The bearish case breaks 1.1490 on a hot U.S. jobs print and a dovish ECB tone, opening a slide toward the 1.1435 March low and, if that gives way, the lower-1.14s — the most dollar-bullish bank calls have floated a path toward the low 1.10s later in the year on the view that U.S. growth re-accelerates and the Fed hikes more than priced. The bullish case needs the dollar to finally crack: a soft payrolls number plus a hawkish ECB hike reclaiming 1.17 and opening the path toward 1.18–1.20, the zone the more constructive medium-term calls still target on a "post-peak dollar" thesis. The spread between those outcomes — low-1.10s to 1.20 — is wide on purpose. With two live central-bank-driven events stacked over seven days and a dollar that hasn't behaved as scripted, a single point estimate would give false comfort.

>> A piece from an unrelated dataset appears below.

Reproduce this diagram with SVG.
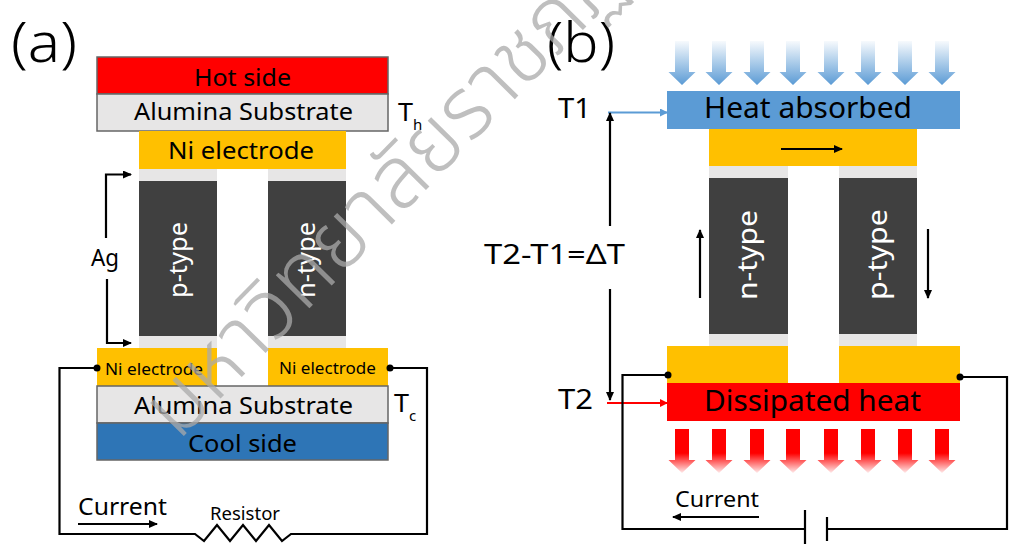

Bottom Line: A Coiled Euro Waiting on Two Dominoes

EUR/USD sits near 1.1610, toward the soft end of its 2026 range, pinned by a firm dollar that has refused to roll over on sticky U.S. inflation and rising Fed-hike odds. The pair has pierced support at 1.1611 and is capped beneath the converged 50- and 200-day averages near 1.17, with neutral momentum (RSI ~49.6) and compressed volatility confirming a coiled, range-bound tape. The euro's best card is the ECB's June 11 hike, roughly 90% priced, but the dollar currently holds the stronger hand in the rate-differential tug-of-war.

The level map is clean: defend 1.1490 and the range holds; lose it and 1.1435 then the lower 1.14s come into play; reclaim 1.17 and the path opens toward 1.18–1.20. Two dominoes decide it — Friday's U.S. payrolls print sets the dollar's tone, and the June 11 ECB decision either confirms or reverses it from the euro's side. The base case is range-bound-to-soft until the dollar's hawkish-Fed bid cracks. None of this is personalized financial advice — the pair is balanced on two binary events, and the move out of this coil is likely to be sharp.